George is a bit "disrespectful," it's true. I'm not going to let him bully or bite or shove or kick me; but he does get to decide certain things, and I let him come uninvited into my space. Sometimes he ignores me. I think we're working it out. I hope so. If he looks at me in the round pen and says, "ok I'm stopping now," then I go up to him and pet him, and maybe we'll go back to what we were doing, or maybe we'll do something different. But, yes, like Lynne, I'm kind of goal-free - and I believe I have to trust the horse to not be a jerk, to not take advantage of the fact that he can decide when to stop, that maybe he'd like to work with me and do stuff - too much to hope? If so, then why are we involved in this at all?

June

p.s. I have to say that John Lyons has very cheerful horses.

Lynne Gerard said...

June wrote, "George is a bit "disrespectful," it's true. I'm not going to let him bully or bite or shove or kick me; but he does get to decide certain things, and I let him come uninvited into my space. Sometimes he ignores me. I think we're working it out."

I don't think that any of the people who are espousing friendship with horses believe it is good to have a horse bully, bite, shove or kick. But its not so much that they "don't allow it"--once it has happened its already been allowed so to speak--rather it is how they respond to it that sets them apart, as well as taking care that the relationship they are building is in full awareness of when and why a horse might be "disrespectful". In my experience, I'd have to say that the times when a horse has behaved in the manner you describe is due to a lack of understanding on my part and a need for the horse to make it clear to me that I am not "seeing" the situation rightly.

June said...

I think that for "traditional" horse people, when they see a horse begin to "take liberties", they immediately think that it's the start of a slippery slope to all kinds of bad stuff. So that's why I say "of course I'm not going to let him ....." - because I hear in my mind the thoughts of those people. But, say, for example George pushes me with his nose - I'm not going to react "traditionally" and say, "Gerroff!" in a loud voice or something like that. I'm not going to "punish" the behaviour to prevent future worse behaviour - I'm going to be thinking about what's going on here. George is a decent kind of a guy, so if he pushes me with his nose, he's trying to say something. I may or may not figure it out, or do what he wants if I do, but I'm not going to assume it's just brazen impudence! One of my barn buddies is a 14-year old boy, and we were working with George yesterday. I explained that George used to be very aggressive, so if he pins his ears, I don't ignore it, but neither do I get punitive. I'll just change the subject and send him out on the circle again, and as soon as he wants to "change the subject back," he can.
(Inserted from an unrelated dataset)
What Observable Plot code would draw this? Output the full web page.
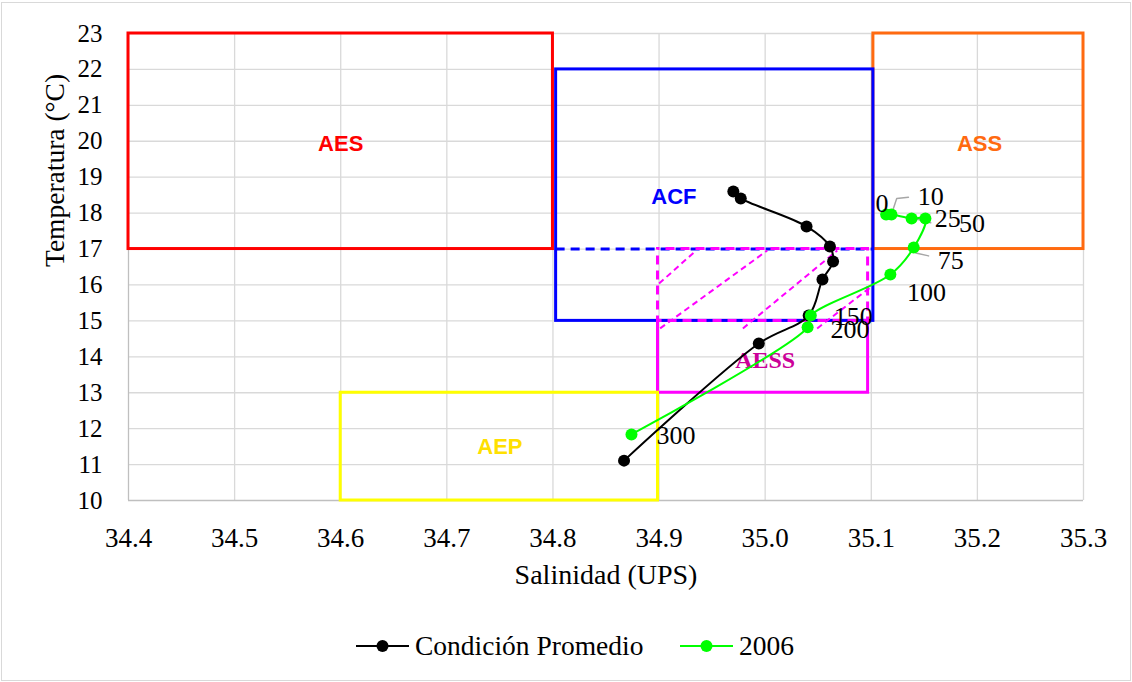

His ear-pinning is always related to his being protective of certain places on his body - I don't know if he was at one time a bit over-pressured. Anyway, my young friend was keen on this approach, which was nice. This kid is a bit like KFH - horses (most anyway) just really like him instantly. What's his secret?!?!

Lynne Gerard said...

June wrote:
"I'm not going to "punish" the behaviour to prevent future worse behaviour - I'm going to be thinking about what's going on here."

Wonderful, I feel the same way.

I think its terrific that you have so many young people in your life with whom you are sharing what you are learning about new ways of horse/human interactions...its so nice for them to see something other than traditional "Show 'em whose boss!" types of communication.

As always, June, thank you for your comments.